As opposed to the trillion cited by Bolotov, the government’s 2010 allocation for the struggling provincial outposts is only 25 billion ($846 million) – a number that is itself far below the 100 billion ($3.38 billion) estimated last August for a federal development program.
Additionally, investment programs have only been developed for 27 monotowns, 24 of which are currently being reworked. Only 8 of these programs, Bolotov noted, are focused on creating new industries, and only 11 include proposals for modernization. “But they do not solve the problem of single-industry,” he said.
Bolotov’s comments came ahead of Thursday’s session of a government commission on monotowns in the industrial city of Tolyatti. They also stand in stark contrast to President Dmitri Medvedev’s statement last November that plans for developing monotowns was one of the government’s primary concerns.
In his turn, Vice Prime Minister Aleksandr Zhukov said he was certain that the country’s monotowns could overcome their problems and become “points of growth” for innovative economics in the post-crisis period.

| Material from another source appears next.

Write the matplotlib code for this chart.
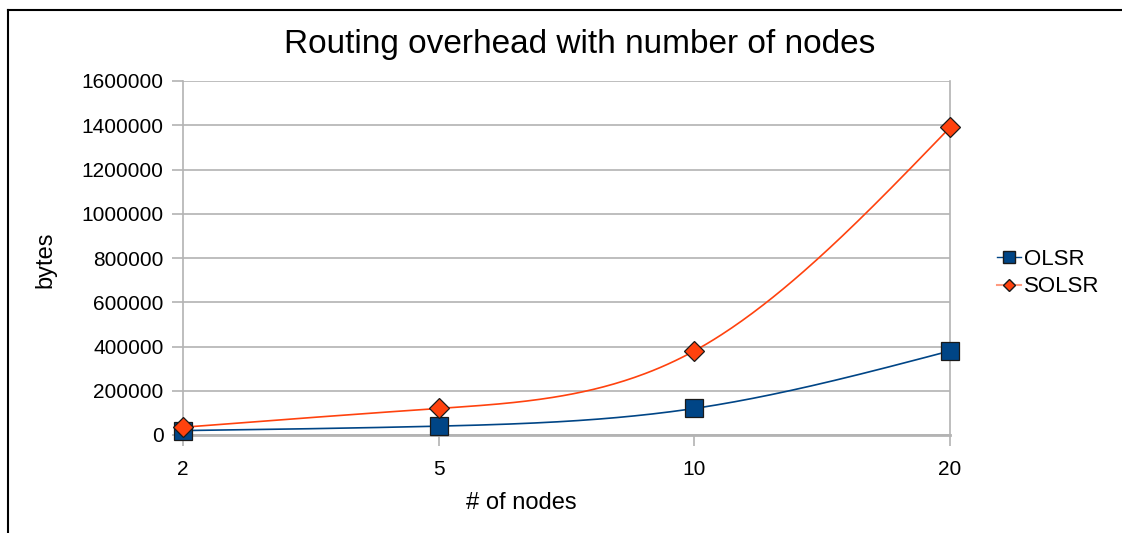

Monotowns became a widely discussed topic in the Russian media last May, when residents of the town of Pikalevo blocked a federal highway to gain attention to their desperate economic situation. Workers had been left with long unpaid wages after the town’s three aluminum plants shut down without warning, and the situation was only rectified after Prime Minister Vladimir Putin staged a personal intervention to ensure that the factories were reopened.